→ **OBJECTIVE**
Up to and including the line with "yshift=26, font=dict(family=FONT, size=LS, color=TXT)))", write out the listing from its first line, minus the pictures.

-------------------------

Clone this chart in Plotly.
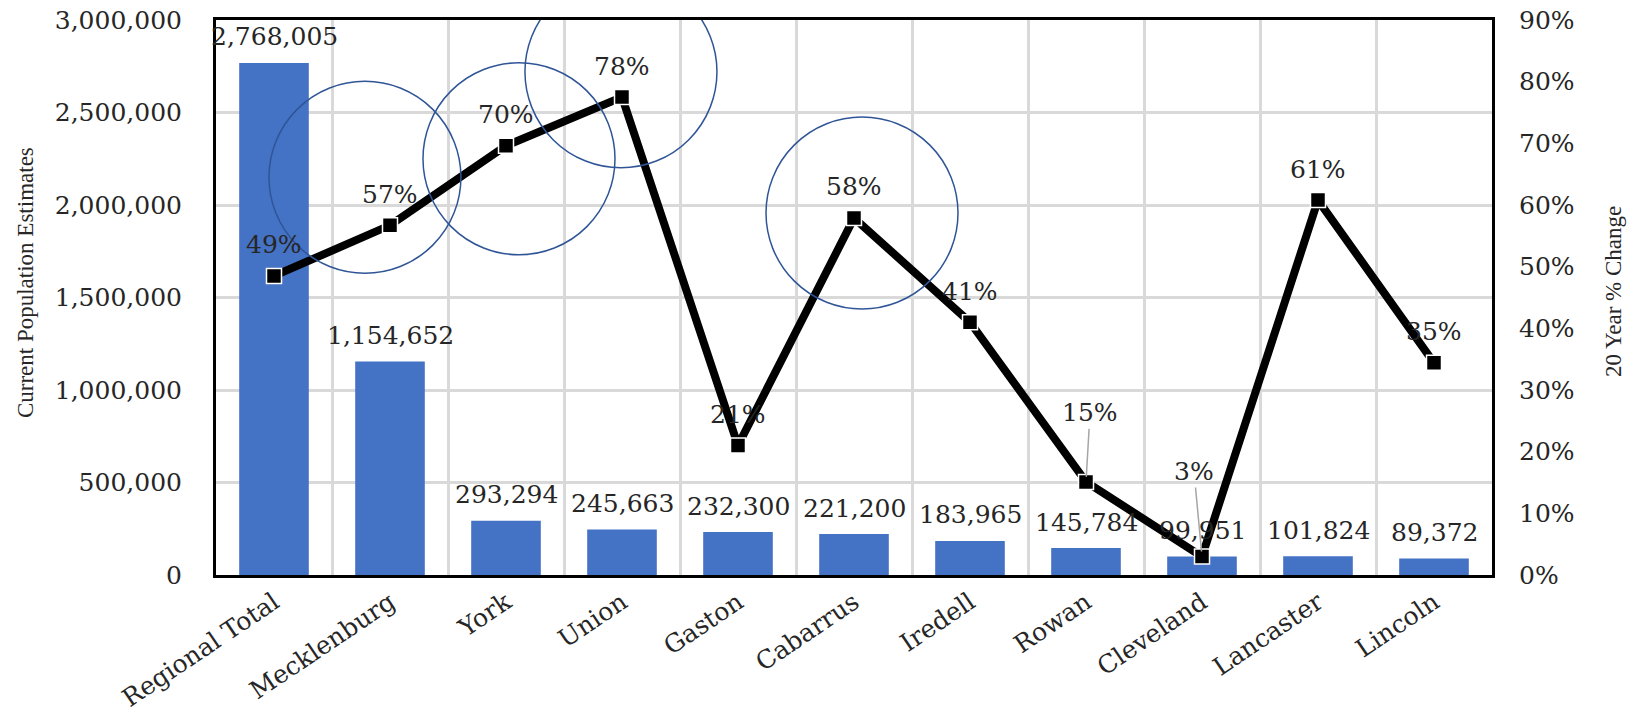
import plotly.graph_objects as go

categories = ["Regional Total", "Mecklenburg", "York", "Union", "Gaston", "Cabarrus",
              "Iredell", "Rowan", "Cleveland", "Lancaster", "Lincoln"]
population = [2768005, 1154652, 293294, 245663, 232300, 221200, 183965, 145784, 99951, 101824, 89372]
pop_labels = ["2,768,005", "1,154,652", "293,294", "245,663", "232,300", "221,200",
              "183,965", "145,784", "99,951", "101,824", "89,372"]
pct_change = [0.485, 0.567, 0.696, 0.775, 0.21, 0.579, 0.41, 0.151, 0.03, 0.608, 0.344]
pct_labels = ["49%", "57%", "70%", "78%", "21%", "58%", "41%", "15%", "3%", "61%", "35%"]

# highlight circles (category position, 20-year change level)
circle_x = [0.784, 2.112, 2.991, 5.069]
circle_y = [0.645, 0.675, 0.816, 0.587]

FONT = "DejaVu Serif, serif"
TFONT = "Liberation Serif, Times New Roman, serif"
BAR = "#4472C4"
GRID = "#D9D9D9"
TXT = "#262626"
LS = 25

fig = go.Figure()
fig.add_trace(go.Bar(x=categories, y=population, marker_color=BAR, marker_line_width=0,
                     name="Current Population Estimates", yaxis="y"))
fig.add_trace(go.Scatter(x=categories, y=pct_change, yaxis="y2", mode="lines+markers",
                         line=dict(color="black", width=8),
                         marker=dict(symbol="square", size=15, color="black",
                                     line=dict(color="white", width=1.5)),
                         name="20 Year % Change"))

annotations = []
for c, v, t in zip(categories, population, pop_labels):
    annotations.append(dict(x=c, y=v, xref="x", yref="y", text=t, showarrow=False,
                            yshift=26, font=dict(family=FONT, size=LS, color=TXT)))

leader = {"Rowan": (4, -69), "Cleveland": (-8, -85)}
for c, v, t in zip(categories, pct_change, pct_labels):
    if c in leader:
        ax, ay = leader[c]
        annotations.append(dict(x=c, y=v, xref="x", yref="y2", text=t, showarrow=True,
                                ax=ax, ay=ay, arrowhead=0, arrowwidth=1.5,
                                arrowcolor="#A6A6A6", standoff=5,
                                font=dict(family=FONT, size=LS, color=TXT)))
    else:
        annotations.append(dict(x=c, y=v, xref="x", yref="y2", text=t, showarrow=False,
                                yshift=31, font=dict(family=FONT, size=LS, color=TXT)))

annotations.append(dict(x=0, y=0.526, xref="paper", yref="paper", xshift=-191, xanchor="center",
                        text="Current Population Estimates", textangle=-90, showarrow=False,
                        font=dict(family=TFONT, size=23, color=TXT)))
annotations.append(dict(x=1, y=0.51, xref="paper", yref="paper", xshift=122, xanchor="center",
                        text="20 Year % Change", textangle=-90, showarrow=False,
                        font=dict(family=TFONT, size=23, color=TXT)))

shapes = []
for cx, cy in zip(circle_x, circle_y):
    shapes.append(dict(type="circle", xref="x", yref="y2", xsizemode="pixel", ysizemode="pixel",
                       xanchor=cx, yanchor=cy, x0=-96, x1=96, y0=-96, y1=96,
                       line=dict(color="#2F5597", width=1.5), fillcolor="rgba(0,0,0,0)"))

fig.update_layout(
    width=1633, height=713,
    margin=dict(l=216, r=141, t=20, b=138),
    paper_bgcolor="white", plot_bgcolor="white",
    showlegend=False, bargap=0.4,
    font=dict(family=FONT, size=LS, color="#404040"),
    xaxis=dict(type="category", range=[-0.5, 10.5], autorange=False, tickson="boundaries",
               showgrid=True, gridcolor=GRID, gridwidth=2.5,
               showline=True, linecolor="black", linewidth=3, mirror=True, ticks="",
               tickangle=-34, tickfont=dict(family=FONT, size=LS, color=TXT), automargin=False),
    yaxis=dict(range=[0, 3000000], dtick=500000, tickformat=",", showgrid=True, gridcolor=GRID,
               gridwidth=2.5, showline=True, linecolor="black", linewidth=3, mirror=True,
               ticks="", zeroline=False, ticklabelstandoff=26,
               tickfont=dict(family=FONT, size=LS, color=TXT), automargin=False),
    yaxis2=dict(range=[0, 0.9], dtick=0.1, tickformat=".0%", overlaying="y", side="right",
                showgrid=False, zeroline=False, showline=False, ticks="", ticklabelstandoff=26,
                tickfont=dict(family=FONT, size=LS, color=TXT), automargin=False),
    annotations=annotations,
    shapes=shapes,
)

fig.write_html("out.html")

-------------------------

→ **WRITTEN RESPONSE**
Clone this chart in Plotly.
import plotly.graph_objects as go

categories = ["Regional Total", "Mecklenburg", "York", "Union", "Gaston", "Cabarrus",
              "Iredell", "Rowan", "Cleveland", "Lancaster", "Lincoln"]
population = [2768005, 1154652, 293294, 245663, 232300, 221200, 183965, 145784, 99951, 101824, 89372]
pop_labels = ["2,768,005", "1,154,652", "293,294", "245,663", "232,300", "221,200",
              "183,965", "145,784", "99,951", "101,824", "89,372"]
pct_change = [0.485, 0.567, 0.696, 0.775, 0.21, 0.579, 0.41, 0.151, 0.03, 0.608, 0.344]
pct_labels = ["49%", "57%", "70%", "78%", "21%", "58%", "41%", "15%", "3%", "61%", "35%"]

# highlight circles (category position, 20-year change level)
circle_x = [0.784, 2.112, 2.991, 5.069]
circle_y = [0.645, 0.675, 0.816, 0.587]

FONT = "DejaVu Serif, serif"
TFONT = "Liberation Serif, Times New Roman, serif"
BAR = "#4472C4"
GRID = "#D9D9D9"
TXT = "#262626"
LS = 25

fig = go.Figure()
fig.add_trace(go.Bar(x=categories, y=population, marker_color=BAR, marker_line_width=0,
                     name="Current Population Estimates", yaxis="y"))
fig.add_trace(go.Scatter(x=categories, y=pct_change, yaxis="y2", mode="lines+markers",
                         line=dict(color="black", width=8),
                         marker=dict(symbol="square", size=15, color="black",
                                     line=dict(color="white", width=1.5)),
                         name="20 Year % Change"))

annotations = []
for c, v, t in zip(categories, population, pop_labels):
    annotations.append(dict(x=c, y=v, xref="x", yref="y", text=t, showarrow=False,
                            yshift=26, font=dict(family=FONT, size=LS, color=TXT)))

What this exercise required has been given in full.